__What is being asked__: All lines in the records below from the line with "Clone this chart in matplotlib." through the line with "import matplotlib.pyplot as plt" are to be given again exactly, both ends included; the pictures are to be left out.

__Input material__:
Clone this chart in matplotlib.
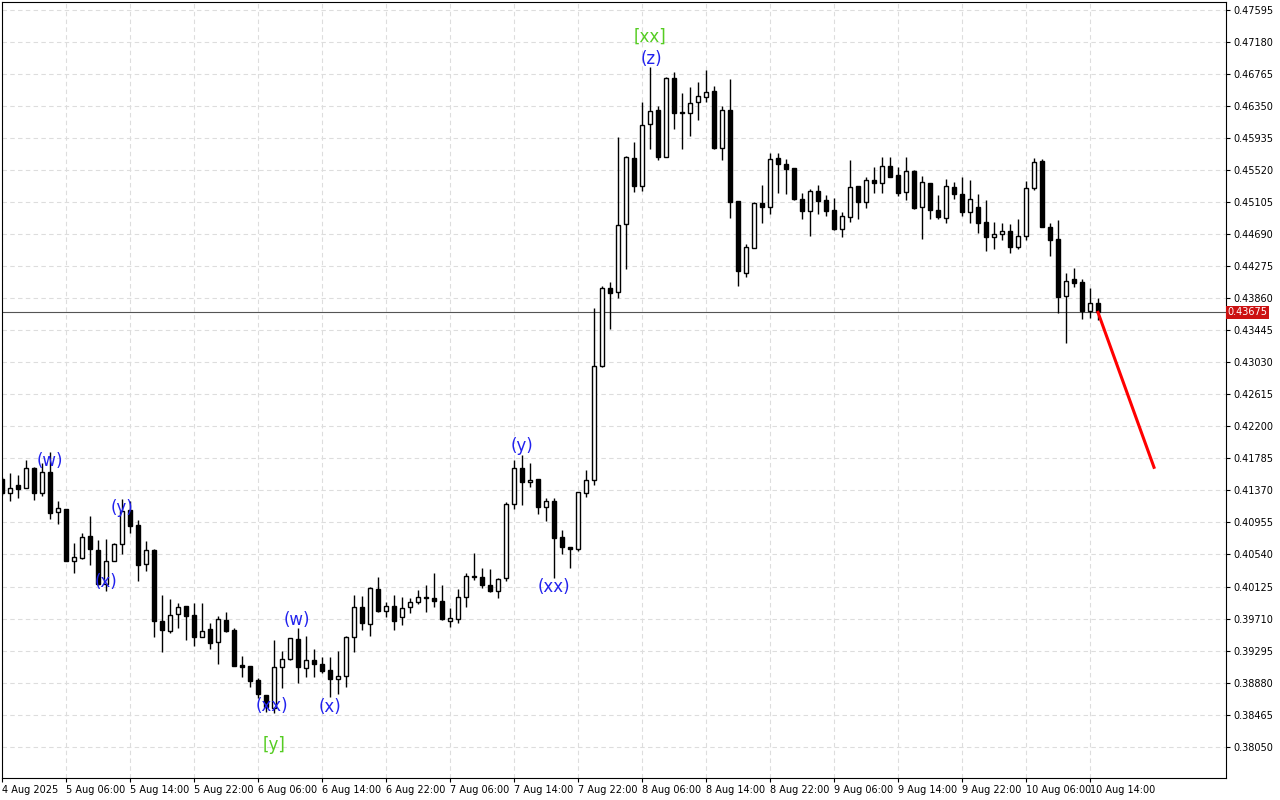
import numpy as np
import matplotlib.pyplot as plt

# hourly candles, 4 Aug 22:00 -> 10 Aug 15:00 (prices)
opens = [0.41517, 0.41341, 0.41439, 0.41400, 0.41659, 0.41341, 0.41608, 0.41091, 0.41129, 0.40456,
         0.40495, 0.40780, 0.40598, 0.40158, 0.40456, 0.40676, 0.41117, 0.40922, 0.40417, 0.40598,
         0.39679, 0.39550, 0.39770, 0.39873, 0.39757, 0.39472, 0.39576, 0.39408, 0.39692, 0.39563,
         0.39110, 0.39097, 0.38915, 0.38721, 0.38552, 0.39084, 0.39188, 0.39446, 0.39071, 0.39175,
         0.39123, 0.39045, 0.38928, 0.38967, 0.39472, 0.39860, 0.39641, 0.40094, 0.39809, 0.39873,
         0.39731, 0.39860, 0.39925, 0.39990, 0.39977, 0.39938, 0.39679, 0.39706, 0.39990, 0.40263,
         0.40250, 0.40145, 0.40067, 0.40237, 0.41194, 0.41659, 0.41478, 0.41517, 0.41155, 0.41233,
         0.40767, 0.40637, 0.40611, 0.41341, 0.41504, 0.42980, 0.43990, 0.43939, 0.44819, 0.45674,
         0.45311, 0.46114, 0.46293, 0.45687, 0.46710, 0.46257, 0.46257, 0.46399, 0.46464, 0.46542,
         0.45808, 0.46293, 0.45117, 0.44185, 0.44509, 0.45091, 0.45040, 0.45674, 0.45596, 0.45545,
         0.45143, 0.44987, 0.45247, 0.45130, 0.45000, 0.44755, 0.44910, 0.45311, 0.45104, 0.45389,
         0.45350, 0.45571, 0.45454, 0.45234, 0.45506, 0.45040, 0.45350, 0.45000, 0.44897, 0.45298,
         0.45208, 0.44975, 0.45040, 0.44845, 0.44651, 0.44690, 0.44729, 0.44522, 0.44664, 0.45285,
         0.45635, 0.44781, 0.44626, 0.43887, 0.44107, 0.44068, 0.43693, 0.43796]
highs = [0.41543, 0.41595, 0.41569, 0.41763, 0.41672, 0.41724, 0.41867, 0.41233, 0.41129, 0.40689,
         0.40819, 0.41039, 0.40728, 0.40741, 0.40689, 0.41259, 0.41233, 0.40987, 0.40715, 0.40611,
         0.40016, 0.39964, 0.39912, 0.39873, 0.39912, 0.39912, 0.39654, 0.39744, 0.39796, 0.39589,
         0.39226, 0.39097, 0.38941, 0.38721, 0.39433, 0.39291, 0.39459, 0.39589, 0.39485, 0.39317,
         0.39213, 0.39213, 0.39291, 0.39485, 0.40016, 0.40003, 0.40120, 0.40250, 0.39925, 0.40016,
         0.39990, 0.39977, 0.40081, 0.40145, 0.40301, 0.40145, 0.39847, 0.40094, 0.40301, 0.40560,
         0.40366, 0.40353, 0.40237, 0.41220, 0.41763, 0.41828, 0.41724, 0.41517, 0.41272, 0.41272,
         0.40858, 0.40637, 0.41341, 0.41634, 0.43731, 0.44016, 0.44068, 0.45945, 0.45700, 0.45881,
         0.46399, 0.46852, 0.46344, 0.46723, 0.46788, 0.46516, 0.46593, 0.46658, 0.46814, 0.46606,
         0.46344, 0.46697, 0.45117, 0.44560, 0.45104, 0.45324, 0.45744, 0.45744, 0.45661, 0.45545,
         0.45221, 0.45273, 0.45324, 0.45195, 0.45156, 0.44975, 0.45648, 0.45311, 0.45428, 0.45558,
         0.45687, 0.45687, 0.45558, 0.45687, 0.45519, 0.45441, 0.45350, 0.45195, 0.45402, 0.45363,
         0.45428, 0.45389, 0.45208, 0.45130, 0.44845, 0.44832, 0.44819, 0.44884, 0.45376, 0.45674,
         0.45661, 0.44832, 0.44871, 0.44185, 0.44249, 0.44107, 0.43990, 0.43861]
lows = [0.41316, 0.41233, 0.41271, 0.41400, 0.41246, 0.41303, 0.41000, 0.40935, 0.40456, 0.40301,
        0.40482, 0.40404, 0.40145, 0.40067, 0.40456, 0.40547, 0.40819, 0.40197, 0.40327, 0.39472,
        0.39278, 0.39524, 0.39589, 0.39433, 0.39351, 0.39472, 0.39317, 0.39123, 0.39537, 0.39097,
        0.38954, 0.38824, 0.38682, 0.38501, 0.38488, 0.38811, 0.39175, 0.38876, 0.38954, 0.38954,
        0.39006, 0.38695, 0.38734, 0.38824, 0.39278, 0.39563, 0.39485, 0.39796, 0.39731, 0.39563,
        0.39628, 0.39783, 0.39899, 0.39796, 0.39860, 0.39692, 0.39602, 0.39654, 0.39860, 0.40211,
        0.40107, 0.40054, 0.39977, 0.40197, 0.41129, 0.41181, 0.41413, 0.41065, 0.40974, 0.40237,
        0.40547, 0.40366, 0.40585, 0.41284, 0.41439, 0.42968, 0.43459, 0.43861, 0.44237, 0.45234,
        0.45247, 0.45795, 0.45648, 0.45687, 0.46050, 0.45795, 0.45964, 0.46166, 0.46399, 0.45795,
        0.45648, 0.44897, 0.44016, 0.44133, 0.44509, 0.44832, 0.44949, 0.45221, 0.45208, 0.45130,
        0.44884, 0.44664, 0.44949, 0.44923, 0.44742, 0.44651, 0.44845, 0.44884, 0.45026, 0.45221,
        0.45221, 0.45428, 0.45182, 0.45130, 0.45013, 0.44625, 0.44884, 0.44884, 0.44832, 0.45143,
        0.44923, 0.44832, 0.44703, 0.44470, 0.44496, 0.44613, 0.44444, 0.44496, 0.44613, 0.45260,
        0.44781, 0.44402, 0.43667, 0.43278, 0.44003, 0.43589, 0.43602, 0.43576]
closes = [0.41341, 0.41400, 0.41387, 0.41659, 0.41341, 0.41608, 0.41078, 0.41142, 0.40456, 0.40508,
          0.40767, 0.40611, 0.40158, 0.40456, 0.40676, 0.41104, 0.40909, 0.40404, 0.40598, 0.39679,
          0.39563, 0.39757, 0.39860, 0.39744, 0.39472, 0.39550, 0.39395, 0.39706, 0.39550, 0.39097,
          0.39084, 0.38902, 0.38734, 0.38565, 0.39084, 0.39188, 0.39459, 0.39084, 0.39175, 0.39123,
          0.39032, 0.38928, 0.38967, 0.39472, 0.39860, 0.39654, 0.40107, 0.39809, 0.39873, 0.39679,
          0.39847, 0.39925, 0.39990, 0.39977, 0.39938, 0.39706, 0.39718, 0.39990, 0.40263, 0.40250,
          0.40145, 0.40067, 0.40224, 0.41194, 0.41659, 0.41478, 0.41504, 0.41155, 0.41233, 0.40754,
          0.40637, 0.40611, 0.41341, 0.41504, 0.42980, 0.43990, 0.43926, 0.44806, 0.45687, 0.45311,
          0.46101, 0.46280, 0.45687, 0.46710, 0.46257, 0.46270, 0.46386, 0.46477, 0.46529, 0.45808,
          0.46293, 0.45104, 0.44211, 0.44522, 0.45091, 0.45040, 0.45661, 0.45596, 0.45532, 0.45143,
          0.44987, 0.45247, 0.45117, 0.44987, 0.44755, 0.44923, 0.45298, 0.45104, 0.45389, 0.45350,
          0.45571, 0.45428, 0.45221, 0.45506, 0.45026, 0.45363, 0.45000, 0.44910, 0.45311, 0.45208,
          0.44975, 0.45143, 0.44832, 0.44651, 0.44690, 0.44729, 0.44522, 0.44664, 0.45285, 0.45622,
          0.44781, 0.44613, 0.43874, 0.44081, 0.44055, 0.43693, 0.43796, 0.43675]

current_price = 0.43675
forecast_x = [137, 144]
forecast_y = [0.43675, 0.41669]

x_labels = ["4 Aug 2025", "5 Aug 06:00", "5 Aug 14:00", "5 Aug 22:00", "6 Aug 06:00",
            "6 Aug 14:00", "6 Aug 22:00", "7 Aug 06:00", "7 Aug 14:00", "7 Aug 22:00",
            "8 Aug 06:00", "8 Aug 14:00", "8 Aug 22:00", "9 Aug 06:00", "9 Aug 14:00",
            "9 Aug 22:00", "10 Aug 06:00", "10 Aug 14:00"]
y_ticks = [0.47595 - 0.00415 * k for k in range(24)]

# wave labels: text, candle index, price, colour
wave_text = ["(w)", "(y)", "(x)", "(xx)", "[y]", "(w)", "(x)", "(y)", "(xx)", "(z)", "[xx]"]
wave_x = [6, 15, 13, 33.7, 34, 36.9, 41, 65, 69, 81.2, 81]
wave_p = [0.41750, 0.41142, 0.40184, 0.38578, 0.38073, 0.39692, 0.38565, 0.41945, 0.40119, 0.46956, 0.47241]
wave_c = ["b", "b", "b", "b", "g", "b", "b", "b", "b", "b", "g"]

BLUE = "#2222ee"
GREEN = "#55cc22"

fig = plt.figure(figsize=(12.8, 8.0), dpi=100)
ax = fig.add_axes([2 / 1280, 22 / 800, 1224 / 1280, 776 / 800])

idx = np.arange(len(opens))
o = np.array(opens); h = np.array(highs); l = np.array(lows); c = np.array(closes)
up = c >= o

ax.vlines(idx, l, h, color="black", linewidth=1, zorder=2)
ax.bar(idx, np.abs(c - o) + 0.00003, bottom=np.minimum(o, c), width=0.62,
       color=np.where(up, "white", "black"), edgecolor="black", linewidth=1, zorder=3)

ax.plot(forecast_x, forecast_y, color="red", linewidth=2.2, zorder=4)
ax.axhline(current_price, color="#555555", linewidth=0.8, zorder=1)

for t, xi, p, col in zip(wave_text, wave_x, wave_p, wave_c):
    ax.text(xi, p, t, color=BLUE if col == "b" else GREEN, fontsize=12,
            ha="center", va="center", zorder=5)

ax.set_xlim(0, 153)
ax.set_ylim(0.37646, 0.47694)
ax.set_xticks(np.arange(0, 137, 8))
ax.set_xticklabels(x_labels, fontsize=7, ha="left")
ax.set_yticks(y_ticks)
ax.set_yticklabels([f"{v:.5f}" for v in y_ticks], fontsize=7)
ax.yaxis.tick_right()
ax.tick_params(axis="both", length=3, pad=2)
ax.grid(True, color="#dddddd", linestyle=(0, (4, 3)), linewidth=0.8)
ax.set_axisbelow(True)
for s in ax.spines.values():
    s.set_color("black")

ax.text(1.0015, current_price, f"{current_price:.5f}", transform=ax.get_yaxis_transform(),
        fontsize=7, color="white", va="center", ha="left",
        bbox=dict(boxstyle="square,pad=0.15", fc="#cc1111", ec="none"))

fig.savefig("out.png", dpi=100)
* * *
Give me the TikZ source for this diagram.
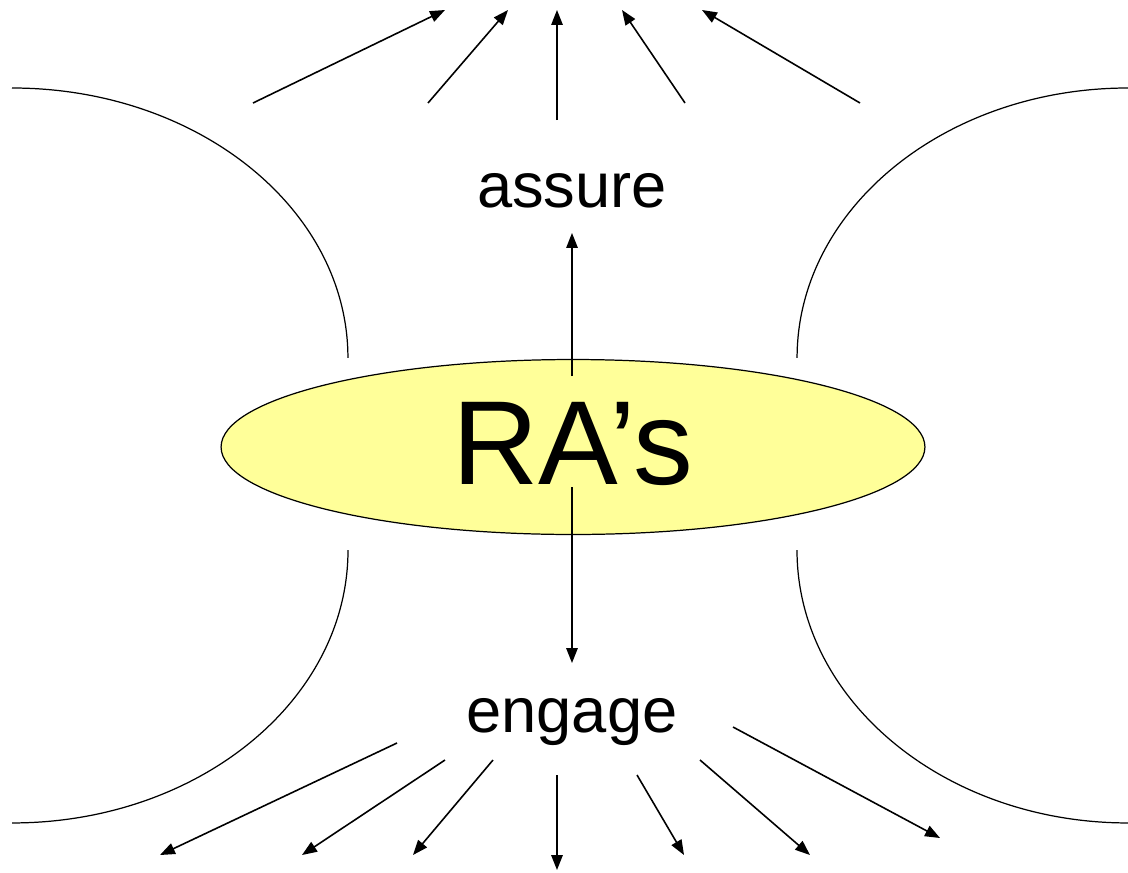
---
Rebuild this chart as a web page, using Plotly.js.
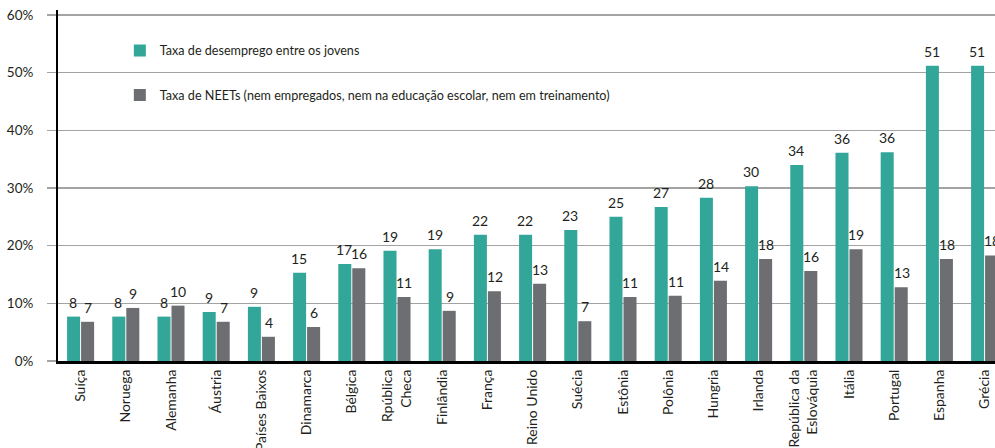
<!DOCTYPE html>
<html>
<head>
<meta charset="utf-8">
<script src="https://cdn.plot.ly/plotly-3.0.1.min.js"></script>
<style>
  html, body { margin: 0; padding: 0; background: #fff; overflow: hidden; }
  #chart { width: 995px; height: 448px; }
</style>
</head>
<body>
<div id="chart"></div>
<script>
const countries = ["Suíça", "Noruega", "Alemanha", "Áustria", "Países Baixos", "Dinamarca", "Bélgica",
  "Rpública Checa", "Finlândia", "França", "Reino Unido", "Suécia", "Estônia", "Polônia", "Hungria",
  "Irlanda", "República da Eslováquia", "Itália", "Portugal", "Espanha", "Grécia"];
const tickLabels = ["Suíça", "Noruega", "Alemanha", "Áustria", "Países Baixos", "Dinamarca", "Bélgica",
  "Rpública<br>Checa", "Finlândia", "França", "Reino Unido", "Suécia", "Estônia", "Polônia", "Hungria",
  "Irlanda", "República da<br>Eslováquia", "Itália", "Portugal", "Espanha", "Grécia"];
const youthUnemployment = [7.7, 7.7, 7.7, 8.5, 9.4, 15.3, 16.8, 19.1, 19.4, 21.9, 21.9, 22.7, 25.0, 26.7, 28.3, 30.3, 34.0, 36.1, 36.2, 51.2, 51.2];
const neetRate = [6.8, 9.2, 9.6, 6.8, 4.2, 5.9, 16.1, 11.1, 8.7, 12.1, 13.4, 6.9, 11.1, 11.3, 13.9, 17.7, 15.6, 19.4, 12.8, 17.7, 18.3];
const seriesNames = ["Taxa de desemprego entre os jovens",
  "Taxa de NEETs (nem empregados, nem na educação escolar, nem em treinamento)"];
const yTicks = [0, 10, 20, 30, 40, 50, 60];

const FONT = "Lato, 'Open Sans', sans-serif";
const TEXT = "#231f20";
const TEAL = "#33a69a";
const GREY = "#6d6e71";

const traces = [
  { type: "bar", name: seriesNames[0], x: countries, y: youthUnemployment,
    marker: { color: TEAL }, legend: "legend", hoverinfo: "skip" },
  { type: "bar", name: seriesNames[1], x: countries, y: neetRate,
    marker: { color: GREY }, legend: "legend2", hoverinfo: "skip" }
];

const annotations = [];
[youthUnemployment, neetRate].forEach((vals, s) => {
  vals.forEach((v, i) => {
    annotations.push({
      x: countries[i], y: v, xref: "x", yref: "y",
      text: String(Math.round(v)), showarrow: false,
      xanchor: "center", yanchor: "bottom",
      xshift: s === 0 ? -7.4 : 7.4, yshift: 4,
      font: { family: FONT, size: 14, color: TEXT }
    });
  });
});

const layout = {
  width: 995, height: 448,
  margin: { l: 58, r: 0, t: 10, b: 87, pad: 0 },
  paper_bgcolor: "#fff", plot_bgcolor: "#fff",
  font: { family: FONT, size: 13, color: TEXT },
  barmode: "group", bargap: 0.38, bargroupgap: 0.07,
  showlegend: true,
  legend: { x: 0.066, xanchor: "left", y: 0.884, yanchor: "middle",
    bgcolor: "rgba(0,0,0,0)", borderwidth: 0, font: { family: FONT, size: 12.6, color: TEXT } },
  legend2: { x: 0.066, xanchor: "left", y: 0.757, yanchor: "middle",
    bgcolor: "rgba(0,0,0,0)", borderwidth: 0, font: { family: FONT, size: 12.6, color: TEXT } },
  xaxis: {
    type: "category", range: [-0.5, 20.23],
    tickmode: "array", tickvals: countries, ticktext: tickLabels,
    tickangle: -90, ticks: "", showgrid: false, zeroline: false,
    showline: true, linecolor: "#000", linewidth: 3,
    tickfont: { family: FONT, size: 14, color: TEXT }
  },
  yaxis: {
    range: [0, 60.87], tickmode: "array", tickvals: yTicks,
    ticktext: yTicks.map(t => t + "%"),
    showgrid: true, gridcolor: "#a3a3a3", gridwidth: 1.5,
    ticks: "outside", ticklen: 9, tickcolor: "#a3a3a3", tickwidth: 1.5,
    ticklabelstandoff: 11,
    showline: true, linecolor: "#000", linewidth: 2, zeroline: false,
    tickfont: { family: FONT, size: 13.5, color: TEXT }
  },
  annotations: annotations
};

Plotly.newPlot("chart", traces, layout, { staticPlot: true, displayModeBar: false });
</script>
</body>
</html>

__Task response__:
Clone this chart in matplotlib.
import numpy as np
import matplotlib.pyplot as plt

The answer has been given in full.